EXERCISE PROMPT: Write the material out again in full, word for word. Do not include the pictures.
══ DATA SECTION
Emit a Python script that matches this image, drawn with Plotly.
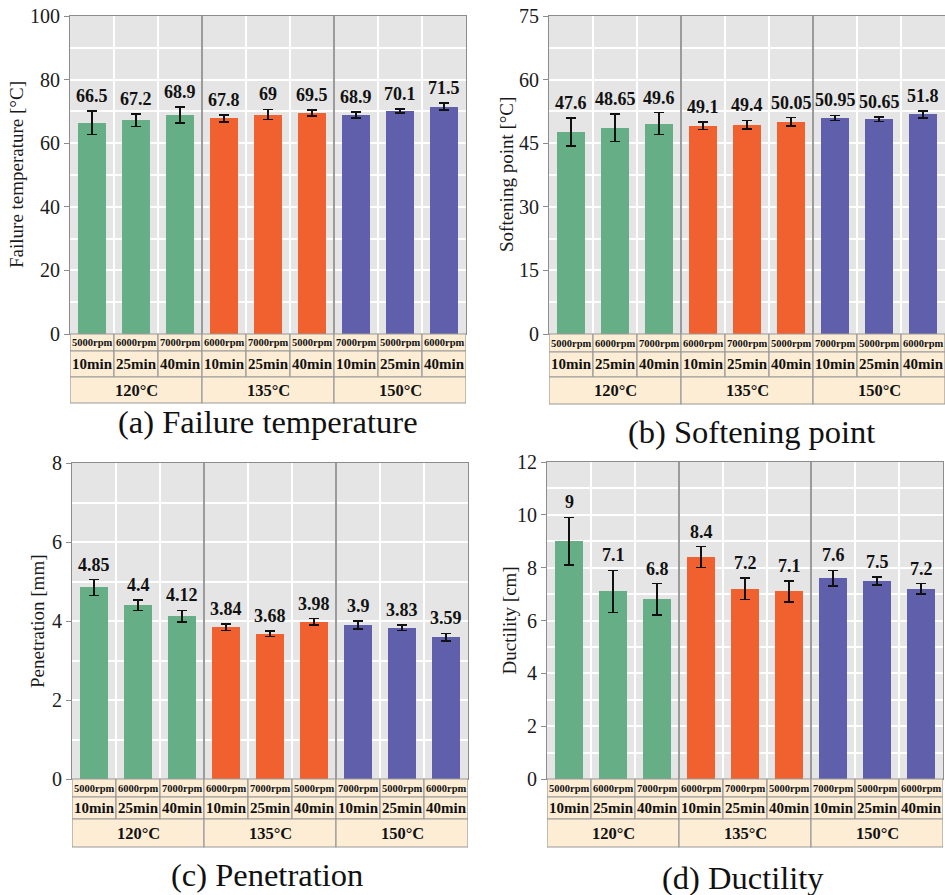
import plotly.graph_objects as go

# ---- data -------------------------------------------------------------
rpm_labels = ["5000rpm", "6000rpm", "7000rpm",
              "6000rpm", "7000rpm", "5000rpm",
              "7000rpm", "5000rpm", "6000rpm"]
time_labels = ["10min", "25min", "40min",
               "10min", "25min", "40min",
               "10min", "25min", "40min"]
temp_groups = ["120°C", "135°C", "150°C"]

failure_temp = [66.5, 67.2, 68.9, 67.8, 69, 69.5, 68.9, 70.1, 71.5]
failure_err = [3.7, 2.0, 2.5, 1.1, 1.6, 1.0, 0.9, 0.6, 1.1]

softening = [47.6, 48.65, 49.6, 49.1, 49.4, 50.05, 50.95, 50.65, 51.8]
softening_err = [3.3, 3.2, 2.6, 0.9, 1.0, 1.0, 0.6, 0.55, 0.8]

penetration = [4.85, 4.4, 4.12, 3.84, 3.68, 3.98, 3.9, 3.83, 3.59]
penetration_err = [0.2, 0.13, 0.15, 0.08, 0.07, 0.08, 0.1, 0.075, 0.1]

ductility = [9, 7.1, 6.8, 8.4, 7.2, 7.1, 7.6, 7.5, 7.2]
ductility_err = [0.9, 0.8, 0.6, 0.4, 0.4, 0.4, 0.3, 0.15, 0.2]

group_colors = ["#66ae85", "#f0612f", "#5f5fab"]

# ---- page geometry (pixels) -------------------------------------------
W, H = 945, 895
SERIF = "Liberation Serif"

panels = [
    dict(vals=failure_temp, errs=failure_err, ymax=100, dtick=20, minor=10,
         ytitle="Failure temperature [°C]", title="(a) Failure temperature",
         x0=70, x1=466, top=16, bottom=334, rows=[334, 351, 377, 403],
         tcx=268, tcy=422, ytx=17, fmt="{:g}"),
    dict(vals=softening, errs=softening_err, ymax=75, dtick=15, minor=7.5,
         ytitle="Softening point [°C]", title="(b) Softening point",
         x0=549, x1=945, top=16, bottom=334, rows=[334, 352, 377, 404],
         tcx=751, tcy=432, ytx=507, fmt="{:g}"),
    dict(vals=penetration, errs=penetration_err, ymax=8, dtick=2, minor=1,
         ytitle="Penetration [mm]", title="(c) Penetration",
         x0=72, x1=468, top=463, bottom=779, rows=[779, 797, 819, 847],
         tcx=267, tcy=875, ytx=37, fmt="{:g}"),
    dict(vals=ductility, errs=ductility_err, ymax=12, dtick=2, minor=1,
         ytitle="Ductility [cm]", title="(d) Ductility",
         x0=547, x1=943, top=462, bottom=779, rows=[779, 797, 819, 847],
         tcx=743, tcy=878, ytx=509, fmt="{:g}"),
]


def px(x):
    return x / W


def py(y):
    return 1 - y / H


fig = go.Figure()
shapes = []
annotations = []
layout_axes = {}

GRID = "#ffffff"
LINE = "#8c8c8c"
TABLE_FILL = "#fdedd5"
TABLE_LINE = "#9a9a9a"

for k, p in enumerate(panels, start=1):
    xa = "x" if k == 1 else f"x{k}"
    ya = "y" if k == 1 else f"y{k}"
    xkey = "xaxis" if k == 1 else f"xaxis{k}"
    ykey = "yaxis" if k == 1 else f"yaxis{k}"
    n = len(p["vals"])
    xs = list(range(n))
    colors = [group_colors[i // 3] for i in xs]

    fig.add_trace(go.Bar(
        x=xs, y=p["vals"], width=0.62,
        marker=dict(color=colors, line=dict(width=0)),
        error_y=dict(type="data", array=p["errs"], visible=True,
                     color="#111111", thickness=1.5, width=5),
        xaxis=xa, yaxis=ya, showlegend=False, hoverinfo="skip",
    ))

    layout_axes[xkey] = dict(
        domain=[px(p["x0"]), min(1.0, px(p["x1"]))],
        anchor=ya, range=[-0.5, n - 0.5], automargin=False,
        tickmode="linear", tick0=0.5, dtick=1,
        showticklabels=False, ticks="",
        showgrid=True, gridcolor=GRID, gridwidth=1.5,
        zeroline=False, showline=True, mirror=True,
        linecolor=LINE, linewidth=1.2,
    )
    layout_axes[ykey] = dict(
        domain=[py(p["bottom"]), py(p["top"])],
        anchor=xa, range=[0, p["ymax"]], automargin=False,
        tickmode="linear", tick0=0, dtick=p["dtick"],
        ticks="outside", ticklen=5, tickcolor=LINE, tickwidth=1.2,
        tickfont=dict(family=SERIF, size=20, color="#1a1a1a"),
        showgrid=True, gridcolor=GRID, gridwidth=1.5,
        minor=dict(dtick=p["minor"], tick0=0, showgrid=True,
                   gridcolor=GRID, gridwidth=1.5, ticks=""),
        zeroline=False, showline=True, mirror=True,
        linecolor=LINE, linewidth=1.2,
    )

    # group separators inside the plot area
    for b in (2.5, 5.5):
        shapes.append(dict(type="line", xref=xa, yref=f"{ya} domain",
                           x0=b, x1=b, y0=0, y1=1,
                           line=dict(color="#7a7a7a", width=1.5),
                           layer="above"))

    # value labels above the error bars
    for i, (v, e) in enumerate(zip(p["vals"], p["errs"])):
        annotations.append(dict(
            xref=xa, yref=ya, x=i, y=v + e, yanchor="bottom", yshift=3,
            text=p["fmt"].format(v), showarrow=False,
            font=dict(family=SERIF, size=18, color="#111111", weight="bold"),
        ))

    # parameter table under the axis
    r0, r1, r2, r3 = p["rows"]
    for i in xs:
        for (ya0, ya1, lab, fs) in ((r0, r1, rpm_labels[i], 10.5),
                                    (r1, r2, time_labels[i], 15)):
            shapes.append(dict(type="rect", xref=xa, yref="paper",
                               x0=i - 0.5, x1=i + 0.5,
                               y0=py(ya1), y1=py(ya0),
                               fillcolor=TABLE_FILL,
                               line=dict(color=TABLE_LINE, width=1.2),
                               layer="above"))
            annotations.append(dict(
                xref=xa, yref="paper", x=i, y=py((ya0 + ya1) / 2),
                xanchor="center", yanchor="middle", text=lab,
                showarrow=False,
                font=dict(family=SERIF, size=fs, color="#111111",
                          weight="bold"),
            ))
    for g, lab in enumerate(temp_groups):
        shapes.append(dict(type="rect", xref=xa, yref="paper",
                           x0=3 * g - 0.5, x1=3 * g + 2.5,
                           y0=py(r3), y1=py(r2),
                           fillcolor=TABLE_FILL,
                           line=dict(color=TABLE_LINE, width=1.2),
                           layer="above"))
        annotations.append(dict(
            xref=xa, yref="paper", x=3 * g + 1, y=py((r2 + r3) / 2),
            xanchor="center", yanchor="middle", text=lab, showarrow=False,
            font=dict(family=SERIF, size=16.5, color="#111111",
                      weight="bold"),
        ))

    # y-axis title
    annotations.append(dict(
        xref="paper", yref="paper", x=px(p["ytx"]),
        y=py((p["top"] + p["bottom"]) / 2),
        xanchor="center", yanchor="middle", textangle=-90,
        text=p["ytitle"], showarrow=False,
        font=dict(family=SERIF, size=19, color="#1a1a1a"),
    ))

    # panel caption
    annotations.append(dict(
        xref="paper", yref="paper", x=px(p["tcx"]), y=py(p["tcy"]),
        xanchor="center", yanchor="middle", text=p["title"],
        showarrow=False,
        font=dict(family=SERIF, size=32.5, color="#111111"),
    ))

fig.update_layout(
    template="none",
    width=W, height=H,
    margin=dict(l=0, r=0, t=0, b=0, autoexpand=False),
    paper_bgcolor="#ffffff",
    plot_bgcolor="#e5e5e5",
    font=dict(family=SERIF),
    shapes=shapes,
    annotations=annotations,
    bargap=0,
    showlegend=False,
    **layout_axes,
)

fig.write_html("out.html")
════
TASK RESPONSE:
Emit a Python script that matches this image, drawn with Plotly.
import plotly.graph_objects as go

# ---- data -------------------------------------------------------------
rpm_labels = ["5000rpm", "6000rpm", "7000rpm",
              "6000rpm", "7000rpm", "5000rpm",
              "7000rpm", "5000rpm", "6000rpm"]
time_labels = ["10min", "25min", "40min",
               "10min", "25min", "40min",
               "10min", "25min", "40min"]
temp_groups = ["120°C", "135°C", "150°C"]

failure_temp = [66.5, 67.2, 68.9, 67.8, 69, 69.5, 68.9, 70.1, 71.5]
failure_err = [3.7, 2.0, 2.5, 1.1, 1.6, 1.0, 0.9, 0.6, 1.1]

softening = [47.6, 48.65, 49.6, 49.1, 49.4, 50.05, 50.95, 50.65, 51.8]
softening_err = [3.3, 3.2, 2.6, 0.9, 1.0, 1.0, 0.6, 0.55, 0.8]

penetration = [4.85, 4.4, 4.12, 3.84, 3.68, 3.98, 3.9, 3.83, 3.59]
penetration_err = [0.2, 0.13, 0.15, 0.08, 0.07, 0.08, 0.1, 0.075, 0.1]

ductility = [9, 7.1, 6.8, 8.4, 7.2, 7.1, 7.6, 7.5, 7.2]
ductility_err = [0.9, 0.8, 0.6, 0.4, 0.4, 0.4, 0.3, 0.15, 0.2]

group_colors = ["#66ae85", "#f0612f", "#5f5fab"]

# ---- page geometry (pixels) -------------------------------------------
W, H = 945, 895
SERIF = "Liberation Serif"

panels = [
    dict(vals=failure_temp, errs=failure_err, ymax=100, dtick=20, minor=10,
         ytitle="Failure temperature [°C]", title="(a) Failure temperature",
         x0=70, x1=466, top=16, bottom=334, rows=[334, 351, 377, 403],
         tcx=268, tcy=422, ytx=17, fmt="{:g}"),
    dict(vals=softening, errs=softening_err, ymax=75, dtick=15, minor=7.5,
         ytitle="Softening point [°C]", title="(b) Softening point",
         x0=549, x1=945, top=16, bottom=334, rows=[334, 352, 377, 404],
         tcx=751, tcy=432, ytx=507, fmt="{:g}"),
    dict(vals=penetration, errs=penetration_err, ymax=8, dtick=2, minor=1,
         ytitle="Penetration [mm]", title="(c) Penetration",
         x0=72, x1=468, top=463, bottom=779, rows=[779, 797, 819, 847],
         tcx=267, tcy=875, ytx=37, fmt="{:g}"),
    dict(vals=ductility, errs=ductility_err, ymax=12, dtick=2, minor=1,
         ytitle="Ductility [cm]", title="(d) Ductility",
         x0=547, x1=943, top=462, bottom=779, rows=[779, 797, 819, 847],
         tcx=743, tcy=878, ytx=509, fmt="{:g}"),
]


def px(x):
    return x / W


def py(y):
    return 1 - y / H


fig = go.Figure()
shapes = []
annotations = []
layout_axes = {}

GRID = "#ffffff"
LINE = "#8c8c8c"
TABLE_FILL = "#fdedd5"
TABLE_LINE = "#9a9a9a"

for k, p in enumerate(panels, start=1):
    xa = "x" if k == 1 else f"x{k}"
    ya = "y" if k == 1 else f"y{k}"
    xkey = "xaxis" if k == 1 else f"xaxis{k}"
    ykey = "yaxis" if k == 1 else f"yaxis{k}"
    n = len(p["vals"])
    xs = list(range(n))
    colors = [group_colors[i // 3] for i in xs]

    fig.add_trace(go.Bar(
        x=xs, y=p["vals"], width=0.62,
        marker=dict(color=colors, line=dict(width=0)),
        error_y=dict(type="data", array=p["errs"], visible=True,
                     color="#111111", thickness=1.5, width=5),
        xaxis=xa, yaxis=ya, showlegend=False, hoverinfo="skip",
    ))

    layout_axes[xkey] = dict(
        domain=[px(p["x0"]), min(1.0, px(p["x1"]))],
        anchor=ya, range=[-0.5, n - 0.5], automargin=False,
        tickmode="linear", tick0=0.5, dtick=1,
        showticklabels=False, ticks="",
        showgrid=True, gridcolor=GRID, gridwidth=1.5,
        zeroline=False, showline=True, mirror=True,
        linecolor=LINE, linewidth=1.2,
    )
    layout_axes[ykey] = dict(
        domain=[py(p["bottom"]), py(p["top"])],
        anchor=xa, range=[0, p["ymax"]], automargin=False,
        tickmode="linear", tick0=0, dtick=p["dtick"],
        ticks="outside", ticklen=5, tickcolor=LINE, tickwidth=1.2,
        tickfont=dict(family=SERIF, size=20, color="#1a1a1a"),
        showgrid=True, gridcolor=GRID, gridwidth=1.5,
        minor=dict(dtick=p["minor"], tick0=0, showgrid=True,
                   gridcolor=GRID, gridwidth=1.5, ticks=""),
        zeroline=False, showline=True, mirror=True,
        linecolor=LINE, linewidth=1.2,
    )

    # group separators inside the plot area
    for b in (2.5, 5.5):
        shapes.append(dict(type="line", xref=xa, yref=f"{ya} domain",
                           x0=b, x1=b, y0=0, y1=1,
                           line=dict(color="#7a7a7a", width=1.5),
                           layer="above"))

    # value labels above the error bars
    for i, (v, e) in enumerate(zip(p["vals"], p["errs"])):
        annotations.append(dict(
            xref=xa, yref=ya, x=i, y=v + e, yanchor="bottom", yshift=3,
            text=p["fmt"].format(v), showarrow=False,
            font=dict(family=SERIF, size=18, color="#111111", weight="bold"),
        ))

    # parameter table under the axis
    r0, r1, r2, r3 = p["rows"]
    for i in xs:
        for (ya0, ya1, lab, fs) in ((r0, r1, rpm_labels[i], 10.5),
                                    (r1, r2, time_labels[i], 15)):
            shapes.append(dict(type="rect", xref=xa, yref="paper",
                               x0=i - 0.5, x1=i + 0.5,
                               y0=py(ya1), y1=py(ya0),
                               fillcolor=TABLE_FILL,
                               line=dict(color=TABLE_LINE, width=1.2),
                               layer="above"))
            annotations.append(dict(
                xref=xa, yref="paper", x=i, y=py((ya0 + ya1) / 2),
                xanchor="center", yanchor="middle", text=lab,
                showarrow=False,
                font=dict(family=SERIF, size=fs, color="#111111",
                          weight="bold"),
            ))
    for g, lab in enumerate(temp_groups):
        shapes.append(dict(type="rect", xref=xa, yref="paper",
                           x0=3 * g - 0.5, x1=3 * g + 2.5,
                           y0=py(r3), y1=py(r2),
                           fillcolor=TABLE_FILL,
                           line=dict(color=TABLE_LINE, width=1.2),
                           layer="above"))
        annotations.append(dict(
            xref=xa, yref="paper", x=3 * g + 1, y=py((r2 + r3) / 2),
            xanchor="center", yanchor="middle", text=lab, showarrow=False,
            font=dict(family=SERIF, size=16.5, color="#111111",
                      weight="bold"),
        ))

    # y-axis title
    annotations.append(dict(
        xref="paper", yref="paper", x=px(p["ytx"]),
        y=py((p["top"] + p["bottom"]) / 2),
        xanchor="center", yanchor="middle", textangle=-90,
        text=p["ytitle"], showarrow=False,
        font=dict(family=SERIF, size=19, color="#1a1a1a"),
    ))

    # panel caption
    annotations.append(dict(
        xref="paper", yref="paper", x=px(p["tcx"]), y=py(p["tcy"]),
        xanchor="center", yanchor="middle", text=p["title"],
        showarrow=False,
        font=dict(family=SERIF, size=32.5, color="#111111"),
    ))

fig.update_layout(
    template="none",
    width=W, height=H,
    margin=dict(l=0, r=0, t=0, b=0, autoexpand=False),
    paper_bgcolor="#ffffff",
    plot_bgcolor="#e5e5e5",
    font=dict(family=SERIF),
    shapes=shapes,
    annotations=annotations,
    bargap=0,
    showlegend=False,
    **layout_axes,
)

fig.write_html("out.html")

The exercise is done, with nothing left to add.